[begin RECORDS PROVIDED]

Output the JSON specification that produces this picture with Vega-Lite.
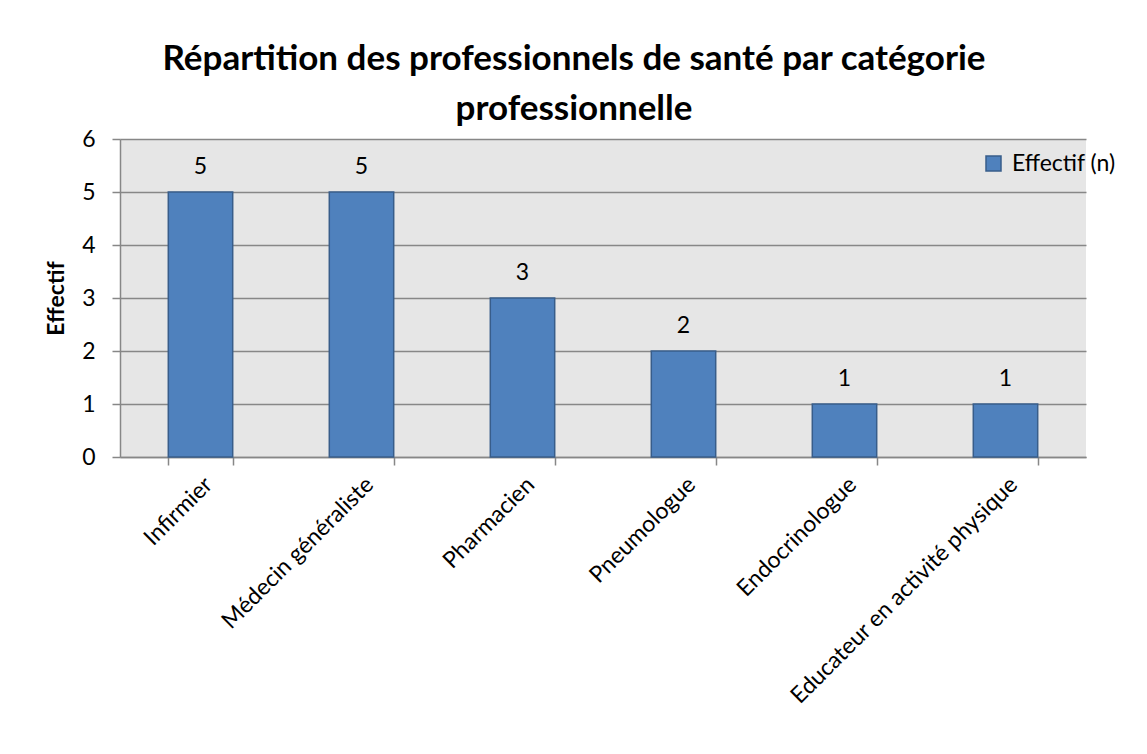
{
  "$schema": "https://vega.github.io/schema/vega-lite/v6.json",
  "width": 966,
  "height": 318,
  "autosize": "none",
  "padding": {"left": 120, "top": 139, "right": 61, "bottom": 297},
  "background": "white",
  "config": {
    "font": "Lato",
    "view": {"stroke": null, "fill": "#E6E6E6"}
  },
  "title": {
    "text": ["Répartition des professionnels de santé par catégorie", "professionnelle"],
    "font": "Lato",
    "fontSize": 35,
    "fontWeight": "bold",
    "color": "#000000",
    "anchor": "middle",
    "dx": -29,
    "offset": 1,
    "lineHeight": 50
  },
  "data": {
    "values": [
      {"categorie": "Infirmier", "effectif": 5, "serie": "Effectif (n)"},
      {"categorie": "Médecin généraliste", "effectif": 5, "serie": "Effectif (n)"},
      {"categorie": "Pharmacien", "effectif": 3, "serie": "Effectif (n)"},
      {"categorie": "Pneumologue", "effectif": 2, "serie": "Effectif (n)"},
      {"categorie": "Endocrinologue", "effectif": 1, "serie": "Effectif (n)"},
      {"categorie": "Educateur en activité physique", "effectif": 1, "serie": "Effectif (n)"}
    ]
  },
  "encoding": {
    "x": {
      "field": "categorie",
      "type": "nominal",
      "sort": null,
      "scale": {"paddingInner": 0.6, "paddingOuter": 0.3},
      "axis": {
        "title": null,
        "labelAngle": -45,
        "labelAlign": "right",
        "labelBaseline": "top",
        "labelFontSize": 23,
        "labelColor": "#000000",
        "labelFont": "Lato",
        "labelPadding": 8,
        "tickBand": "extent",
        "tickColor": "#878787",
        "tickSize": 8,
        "tickWidth": 1.5,
        "domainColor": "#878787",
        "domainWidth": 1.5,
        "labelLimit": 0
      }
    },
    "y": {
      "field": "effectif",
      "type": "quantitative",
      "scale": {"domain": [0, 6], "nice": false},
      "axis": {
        "title": "Effectif",
        "titleFontSize": 23,
        "titleFontWeight": "bold",
        "titleColor": "#000000",
        "titleFont": "Lato",
        "titlePadding": 13,
        "values": [0, 1, 2, 3, 4, 5, 6],
        "labelFontSize": 23,
        "labelColor": "#000000",
        "labelFont": "Lato",
        "labelPadding": 17,
        "tickSize": 8,
        "tickColor": "#878787",
        "tickWidth": 1.5,
        "domainColor": "#878787",
        "domainWidth": 1.5,
        "grid": true,
        "gridColor": "#878787",
        "gridWidth": 1.5
      }
    }
  },
  "layer": [
    {
      "mark": {"type": "bar", "stroke": "#385D8A", "strokeWidth": 1.5},
      "encoding": {
        "color": {
          "field": "serie",
          "type": "nominal",
          "scale": {"range": ["#4F81BD"]},
          "legend": {
            "title": null,
            "orient": "none",
            "legendX": 862,
            "legendY": 13,
            "symbolType": "square",
            "symbolSize": 225,
            "symbolStrokeColor": "#385D8A",
            "symbolStrokeWidth": 1.5,
            "labelFontSize": 23,
            "labelFont": "Lato",
            "labelColor": "#000000",
            "labelOffset": 7,
            "labelLimit": 0
          }
        }
      }
    },
    {
      "mark": {"type": "text", "baseline": "alphabetic", "dy": -18, "fontSize": 23, "font": "Lato", "color": "#000000"},
      "encoding": {
        "text": {"field": "effectif", "type": "quantitative"}
      }
    }
  ]
}
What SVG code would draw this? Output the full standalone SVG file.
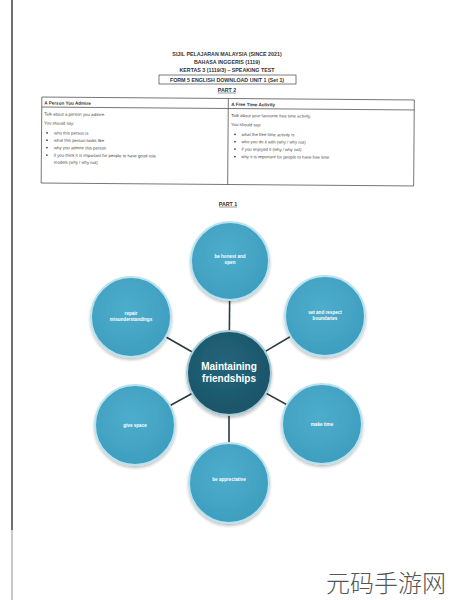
<svg xmlns="http://www.w3.org/2000/svg" width="450" height="600" viewBox="0 0 450 600">
<defs>
<radialGradient id="gOuter" cx="45%" cy="40%" r="60%">
<stop offset="0" stop-color="#4eadcc"/>
<stop offset="1" stop-color="#3f9ebf"/>
</radialGradient>
<radialGradient id="gCenter" cx="45%" cy="40%" r="60%">
<stop offset="0" stop-color="#24657c"/>
<stop offset="1" stop-color="#1b5468"/>
</radialGradient>
<filter id="sh" x="-20%" y="-20%" width="140%" height="140%">
<feGaussianBlur in="SourceAlpha" stdDeviation="1.5"/>
<feOffset dx="0" dy="1.5" result="b"/>
<feComponentTransfer><feFuncA type="linear" slope="0.25"/></feComponentTransfer>
<feMerge><feMergeNode/><feMergeNode in="SourceGraphic"/></feMerge>
</filter>
</defs>
<style>
.hd{font-family:"Liberation Sans",Arial,sans-serif;font-size:5.3px;font-weight:bold;fill:#333;text-anchor:middle}
.th{font-family:"Liberation Sans",Arial,sans-serif;font-size:4.6px;font-weight:bold;fill:#333}
.tt{font-family:"Liberation Sans",Arial,sans-serif;font-size:4.3px;fill:#444}
.bl{fill:#444}
.tb{fill:none;stroke:#555;stroke-width:0.8}
.outer{fill:url(#gOuter);stroke:#b8e2ee;stroke-width:2;filter:url(#sh)}
.center{fill:url(#gCenter);stroke:#a8cbd6;stroke-width:2;filter:url(#sh)}
.nt{font-family:"Liberation Sans",Arial,sans-serif;font-size:4.6px;font-weight:bold;fill:#ffffff;text-anchor:middle}
.ct{font-family:"Liberation Sans",Arial,sans-serif;font-size:10px;font-weight:bold;fill:#ffffff;text-anchor:middle}
.cn{stroke:#2c3a40;stroke-width:1.6}
</style>
<rect width="450" height="600" fill="#ffffff"/>
<line x1="12" y1="0" x2="12" y2="530" stroke="#707070" stroke-width="2"/>
<line x1="12" y1="530" x2="12" y2="600" stroke="#c8c8c8" stroke-width="2"/>

<g id="header">
<text class="hd" x="227" y="56">SIJIL PELAJARAN MALAYSIA (SINCE 2021)</text>
<text class="hd" x="227" y="64">BAHASA INGGERIS (1119)</text>
<text class="hd" x="227" y="72">KERTAS 3 (1119/3) – SPEAKING TEST</text>
<rect x="159" y="75" width="137" height="9" fill="none" stroke="#444" stroke-width="0.7"/>
<text class="hd" x="227" y="81.5">FORM 5 ENGLISH DOWNLOAD UNIT 1 (Set 1)</text>
<text class="hd" x="227" y="92">PART 2</text>
<line x1="218" y1="93" x2="236" y2="93" stroke="#333" stroke-width="0.5"/>
</g>

<g id="table" transform="rotate(0.45 228 140)">
<rect class="tb" x="41.5" y="98.5" width="372.5" height="86"/>
<line class="tb" x1="41.5" y1="108.5" x2="414" y2="108.5"/>
<line class="tb" x1="228" y1="98.5" x2="228" y2="184.5"/>
<text class="th" x="44" y="106">A Person You Admire</text>
<text class="th" x="231" y="106">A Free Time Activity</text>
<text class="tt" x="44" y="117">Talk about a person you admire.</text>
<text class="tt" x="44" y="126">You should say:</text>
<circle class="bl" cx="47" cy="134.3" r="0.9"/>
<text class="tt" x="54" y="135.8">who this person is</text>
<circle class="bl" cx="47" cy="141.6" r="0.9"/>
<text class="tt" x="54" y="143.1">what this person looks like</text>
<circle class="bl" cx="47" cy="149" r="0.9"/>
<text class="tt" x="54" y="150.5">why you admire this person</text>
<circle class="bl" cx="47" cy="156.5" r="0.9"/>
<text class="tt" x="54" y="158">if you think it is important for people to have good role</text>
<text class="tt" x="54" y="165">models (why / why not)</text>
<text class="tt" x="231" y="117">Talk about your favourite free time activity.</text>
<text class="tt" x="231" y="126">You should say:</text>
<circle class="bl" cx="235" cy="134.3" r="0.9"/>
<text class="tt" x="241.5" y="135.8">what the free time activity is</text>
<circle class="bl" cx="235" cy="141.6" r="0.9"/>
<text class="tt" x="241.5" y="143.1">who you do it with (why / why not)</text>
<circle class="bl" cx="235" cy="149" r="0.9"/>
<text class="tt" x="241.5" y="150.5">if you enjoyed it (why / why not)</text>
<circle class="bl" cx="235" cy="156.5" r="0.9"/>
<text class="tt" x="241.5" y="158">why it is important for people to have free time</text>
</g>

<g id="part1">
<text class="hd" x="228" y="206">PART 1</text>
<line x1="219" y1="207" x2="237" y2="207" stroke="#333" stroke-width="0.5"/>
</g>

<g id="connectors">
<line class="cn" x1="229" y1="373" x2="230" y2="261"/>
<line class="cn" x1="229" y1="373" x2="131" y2="317"/>
<line class="cn" x1="229" y1="373" x2="325" y2="316"/>
<line class="cn" x1="229" y1="373" x2="135" y2="425"/>
<line class="cn" x1="229" y1="373" x2="322" y2="424"/>
<line class="cn" x1="229" y1="373" x2="229" y2="483"/>
</g>

<g id="n-honest">
<circle class="outer" cx="230" cy="261" r="39"/>
<text class="nt" x="230" y="258">be honest and</text>
<text class="nt" x="230" y="264">open</text>
</g>
<g id="n-repair">
<circle class="outer" cx="131" cy="317" r="40"/>
<text class="nt" x="131" y="314.5">repair</text>
<text class="nt" x="131" y="320.5">misunderstandings</text>
</g>
<g id="n-boundaries">
<circle class="outer" cx="325" cy="316" r="40"/>
<text class="nt" x="325" y="314">set and respect</text>
<text class="nt" x="325" y="320">boundaries</text>
</g>
<g id="n-space">
<circle class="outer" cx="135" cy="425" r="40"/>
<text class="nt" x="135" y="426.5">give space</text>
</g>
<g id="n-time">
<circle class="outer" cx="322" cy="424" r="40"/>
<text class="nt" x="322" y="426">make time</text>
</g>
<g id="n-appreciative">
<circle class="outer" cx="229" cy="483" r="40"/>
<text class="nt" x="229" y="480.5">be appreciative</text>
</g>
<g id="n-center">
<circle class="center" cx="229" cy="373" r="42"/>
<text class="ct" x="229" y="370">Maintaining</text>
<text class="ct" x="229" y="382">friendships</text>
</g>

<text x="386" y="592" font-family="'Noto Sans CJK SC',sans-serif" font-size="24" font-weight="300" fill="#555" text-anchor="middle">元码手游网</text>
</svg>
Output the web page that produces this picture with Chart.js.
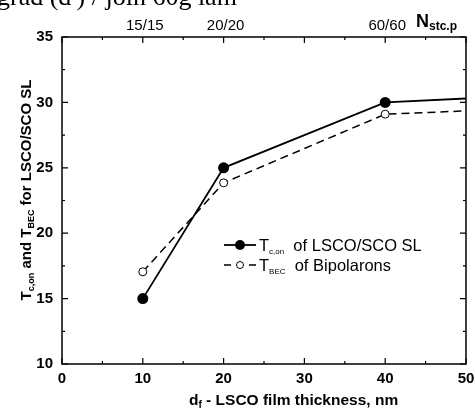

[end RECORDS PROVIDED]

• **REQUIRED WORK**
Scan the listing above and identify each line holding the string "that"; copy every such line.

• **SOLUTION BELOW**
Output the JSON specification that produces this picture with Vega-Lite.
Output the web page that produces this picture with Chart.js.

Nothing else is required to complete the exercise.